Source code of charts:
★ ★ ★

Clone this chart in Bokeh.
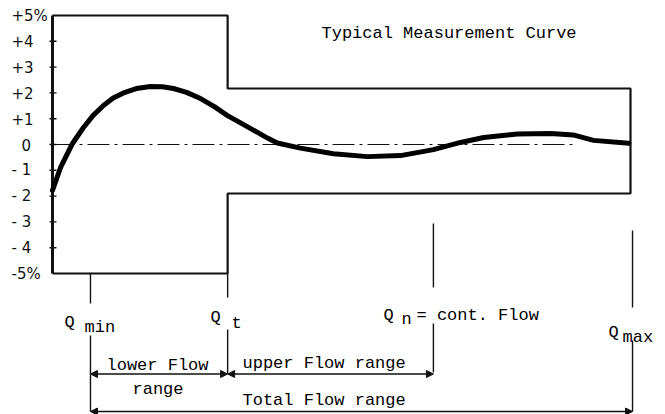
from bokeh.plotting import figure
from bokeh.models import Range1d, Arrow, NormalHead
from bokeh.core.properties import value
from bokeh.embed import file_html
from bokeh.resources import INLINE

# ---------------- data (flow in % of the tolerance band width, error in %) ----------------
curve_flow = [0, 1.38, 3.46, 5.36, 7.0, 8.82, 10.5, 12.28, 14.5, 16.96, 19.0, 20.93, 23.2,
              25.61, 28.0, 30.28, 33.0, 35.47, 37.2, 38.9, 42.9, 48.6, 54.5, 60.2, 65.9,
              70.6, 74.6, 80.4, 86.2, 90.1, 93.6, 99.7]
curve_error = [-1.78, -0.9, 0.04, 0.66, 1.12, 1.51, 1.8, 2.0, 2.17, 2.25, 2.24, 2.17, 2.02,
               1.78, 1.47, 1.12, 0.78, 0.47, 0.25, 0.06, -0.14, -0.36, -0.47, -0.43, -0.2,
               0.08, 0.27, 0.41, 0.43, 0.37, 0.16, 0.05]

tick_values = [5, 4, 3, 2, 1, 0, -1, -2, -3, -4, -5]
tick_labels = ["+5%", "+4", "+3", "+2", "+1", "0", "- 1", "- 2", "- 3", "- 4", "-5%"]

q_min, q_t, q_n, q_max = 6.57, 30.3, 65.9, 100.35
flow_end = 100.0
limit_lower_range = 5.0        # +/- 5 % below Qt
limit_upper_hi = 2.17          # upper limit above Qt
limit_upper_lo = -1.9          # lower limit above Qt
zero_line_end = 90.5

title_text = "Typical Measurement Curve"

# ---------------- page geometry helpers ----------------
W, H = 665, 414
def ux(px):   # picture pixel -> flow units
    return (px - 52) / 5.78
def uy(py):   # picture pixel -> error %
    return (144 - py) / 25.8

p = figure(width=W, height=H, output_backend="svg", toolbar_location=None,
           x_range=Range1d(ux(0), ux(W)), y_range=Range1d(uy(H), uy(0)),
           x_axis_location=None, y_axis_location=None, min_border=0)
p.grid.visible = False
p.outline_line_color = None
p.background_fill_color = "white"
p.border_fill_color = "white"

INK = "#111111"
mono = value("Liberation Mono")

# zero reference line
p.line([0, zero_line_end], [0, 0], line_color=INK, line_width=1, line_dash="22 5 3 5")

# tolerance band outline
band_x = [0, q_t, q_t, flow_end, flow_end, q_t, q_t, 0]
band_y = [limit_lower_range, limit_lower_range, limit_upper_hi, limit_upper_hi,
          limit_upper_lo, limit_upper_lo, -limit_lower_range, -limit_lower_range]
p.line(band_x, band_y, line_color=INK, line_width=2.2)

# vertical error axis with crossing ticks
p.line([0, 0], [tick_values[0], tick_values[-1]], line_color=INK, line_width=3)
tv = [t for t in tick_values if abs(t) < 5]
p.segment(x0=[ux(49)] * len(tv), y0=tv, x1=[ux(56)] * len(tv), y1=tv,
          line_color=INK, line_width=1.4)
lab_x = [ux(11) if lab != "0" else ux(21) for lab in tick_labels]
p.text(x=lab_x, y=tick_values, text=tick_labels, text_font=value("DejaVu Sans"),
       text_font_size="15px", text_align="left", text_baseline="middle", text_color=INK)

# measurement curve
p.line(curve_flow, curve_error, line_color="black", line_width=5,
       line_cap="round", line_join="round")

# flow marker lines (with gaps for the labels)
seg_x = [q_min, q_min, q_t, q_t, q_n, q_n, q_max, q_max]
seg_y0 = [-limit_lower_range, uy(335), -limit_lower_range, uy(329), uy(223), uy(323), uy(230), uy(340)]
seg_y1 = [uy(303), uy(411), uy(297), uy(373), uy(287), uy(372), uy(307), uy(411)]
p.segment(x0=seg_x, y0=seg_y0, x1=seg_x, y1=seg_y1, line_color=INK, line_width=1.4)

# range arrows
def head():
    return NormalHead(size=7, fill_color=INK, line_color=INK, line_width=1)
arrow_y_sub = uy(373.5)
arrow_y_tot = uy(411)
for xs, xe, yy in [(q_min, q_t, arrow_y_sub), (q_t, q_n, arrow_y_sub), (q_min, q_max, arrow_y_tot)]:
    p.add_layout(Arrow(start=head(), end=head(), x_start=xs, y_start=yy, x_end=xe, y_end=yy,
                       line_color=INK, line_width=1.4))

# labels
def txt(x, y, s):
    p.text(x=[ux(x)], y=[uy(y)], text=[s], text_font=mono, text_font_size="17px",
           text_align="left", text_baseline="alphabetic", text_color="black")

txt(321, 33, title_text)
txt(64, 322, "Q"); txt(84, 327, "min")
txt(210, 317, "Q"); txt(231, 323, "t")
txt(383, 315, "Q"); txt(401, 319, "n"); txt(416, 315, "= cont. Flow")
txt(608, 332, "Q"); txt(622, 337, "max")
txt(106, 365, "lower Flow")
txt(132, 389, "range")
txt(242, 363, "upper Flow range")
txt(242, 400, "Total Flow range")

open("out.html", "w").write(file_html(p, INLINE))
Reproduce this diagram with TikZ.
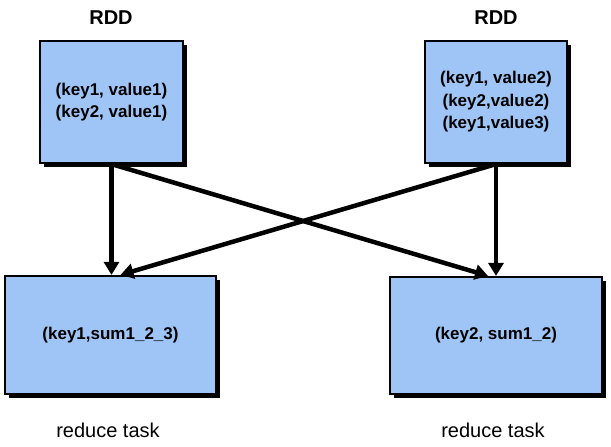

★ ★ ★

### Instructions to follow:
Leave out the pictures and repeat the lines from the start of the material through the line with "0.08, 0.27, 0.41, 0.43, 0.37, 0.16, 0.05]", inclusive.

### Response below:
Clone this chart in Bokeh.
from bokeh.plotting import figure
from bokeh.models import Range1d, Arrow, NormalHead
from bokeh.core.properties import value
from bokeh.embed import file_html
from bokeh.resources import INLINE

# ---------------- data (flow in % of the tolerance band width, error in %) ----------------
curve_flow = [0, 1.38, 3.46, 5.36, 7.0, 8.82, 10.5, 12.28, 14.5, 16.96, 19.0, 20.93, 23.2,
              25.61, 28.0, 30.28, 33.0, 35.47, 37.2, 38.9, 42.9, 48.6, 54.5, 60.2, 65.9,
              70.6, 74.6, 80.4, 86.2, 90.1, 93.6, 99.7]
curve_error = [-1.78, -0.9, 0.04, 0.66, 1.12, 1.51, 1.8, 2.0, 2.17, 2.25, 2.24, 2.17, 2.02,
               1.78, 1.47, 1.12, 0.78, 0.47, 0.25, 0.06, -0.14, -0.36, -0.47, -0.43, -0.2,
               0.08, 0.27, 0.41, 0.43, 0.37, 0.16, 0.05]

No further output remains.